I suspect most people visiting this site know what a mortgage is. For those that don’t, let me sum it up for you as briefly and as plainly as I can.
It’s basically a loan which has a lot in common with an auto loan, which most people are probably familiar with. The main difference is that the amount of money you borrow is commonly a lot more than you’ll take out for a car loan unless it’s a Lamborghini or something.
Just like a car loan, a mortgage is considered a “secured loan.” With your car loan, your car is the bank’s guarantee that you’ll make all the payments. If you stop making your payments, you’re quite likely to get a visit from the repo man who will take your car away some night while you are sleeping soundly in your bed.
Obviously, they can’t send out a repo man to take your home away, but if you stop paying your mortgage, the bank will likely foreclose on your home. In other words, they’ll kick you out. As I understand it, the foreclosure process usually takes six months or so before you are actually thrown out of your home. Legally, I suppose it never really was “your” home in the first place since it belongs to the bank until you make your last mortgage payment.
I’ve heard a lot of financial experts over the years say that having a mortgage is better than buying a house outright. To that I say: Rubbish!
Unless you are quite wealthy and plan to stay that way for a long time, actually owning your home is a much better position to be in than having a mortgage.
Not a whole lot of people have enough capital laying around to buy a home outright but some people do. Maybe it was someone who managed to save a lot of money over a period of years or perhaps received some type of inheritance or legal settlement. In any case, I’d buy the home outright every time if I had to choose between that and taking out a mortgage.

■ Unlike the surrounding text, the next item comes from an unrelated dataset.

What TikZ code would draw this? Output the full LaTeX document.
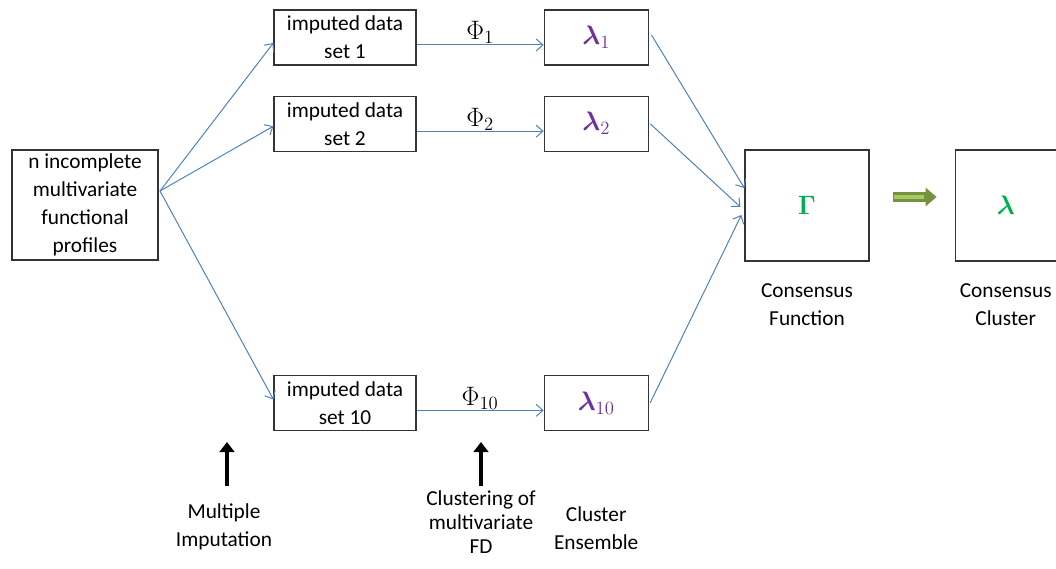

Things change. The economy (as we are now seeing) can go downhill rather significantly and if you lose your source of income or see it reduced, you’ll get a rather unpleasant reminder that having a mortgage is taking on risk. Either you make the payments or you’ll end up being thrown out. And don’t expect a bank to have much sympathy for you – they’re in the money business, not the compassion business so out you go!
Here’s something else to consider: Mortgages – as you may suspect – are always structured to make money for the bank. In most cases a lot of money. That means you end up paying a lot more for a home by taking out a mortgage than you would have if you bought it outright.
“But the tax benefits offset that,” I can hear the financial experts crying out. Tell that to the guy that lost his job, burned through his savings and is facing the prospect of being thrown out of his house. You can take your “tax benefits” and, well, use your imagination.
Getting back to how mortgages are structured, here’s a simple example that illustrates just how badly consumers are screwed over when they take out a mortgage: Say you buy a home for $150,000 and take out a mortgage for that amount. By the time the mortgage is fully paid off, you may have paid the bank a total of $300,000! That number will of course vary, depending on interest rates and other factors, but suffice to say that mortgages were invented so bankers could make money.
I don’t want to give the impression that mortgages are bad and should never be considered. If you want to own your own home some day, it’s often the only route people have to get there. If you can make payments for 15, 20 or 30 years (depending on the term of the particular mortgage) and come out the other end with a home that you own that’s great, and millions of people have done it.
I’ve had my share of mortgages through the years and still have one today. We’ve had some rough periods where we found ourselves wondering if we would be facing foreclosure not all that long ago but we were lucky and were able to get things turned around in time and everything is back to normal. At least for now. If the economy decides to throw us another curve ball, I suppose anything can happen.
Having a mortgage seems like the thing to do. After all, my parents did it and probably their parents before them. It’s the gateway to the American Dream. Everyone does is it, right? I think that’s the way many of us have been conditioned to think. When you are pondering foreclosure, your perspective changes. For me it changed a lot!
Like I said, a mortgage is the only option for a lot of folks who want to become homeowners and I certainly understand that desire. If you’re one of the lucky few who has enough cash to buy a home outright, I’d strongly suggest you go with that option. At least you’ll never have to worry about the bank kicking you out on the street. You’ll likely be responsible for paying property taxes, but that should be a much more manageable amount compared to a mortgage. Especially if you don’t live an a ridiculously over-taxed region like the northeast or California.
Believe me, I love being a “homeowner.” The problem is that I am not really a homeowner at all. I’m basically being allowed to live here as long as I’m a good boy and I make my mortgage payment every month. At this point I can only dream of what it feels like to actually own your home, but it is something I have set my sights on and intend to achieve some day.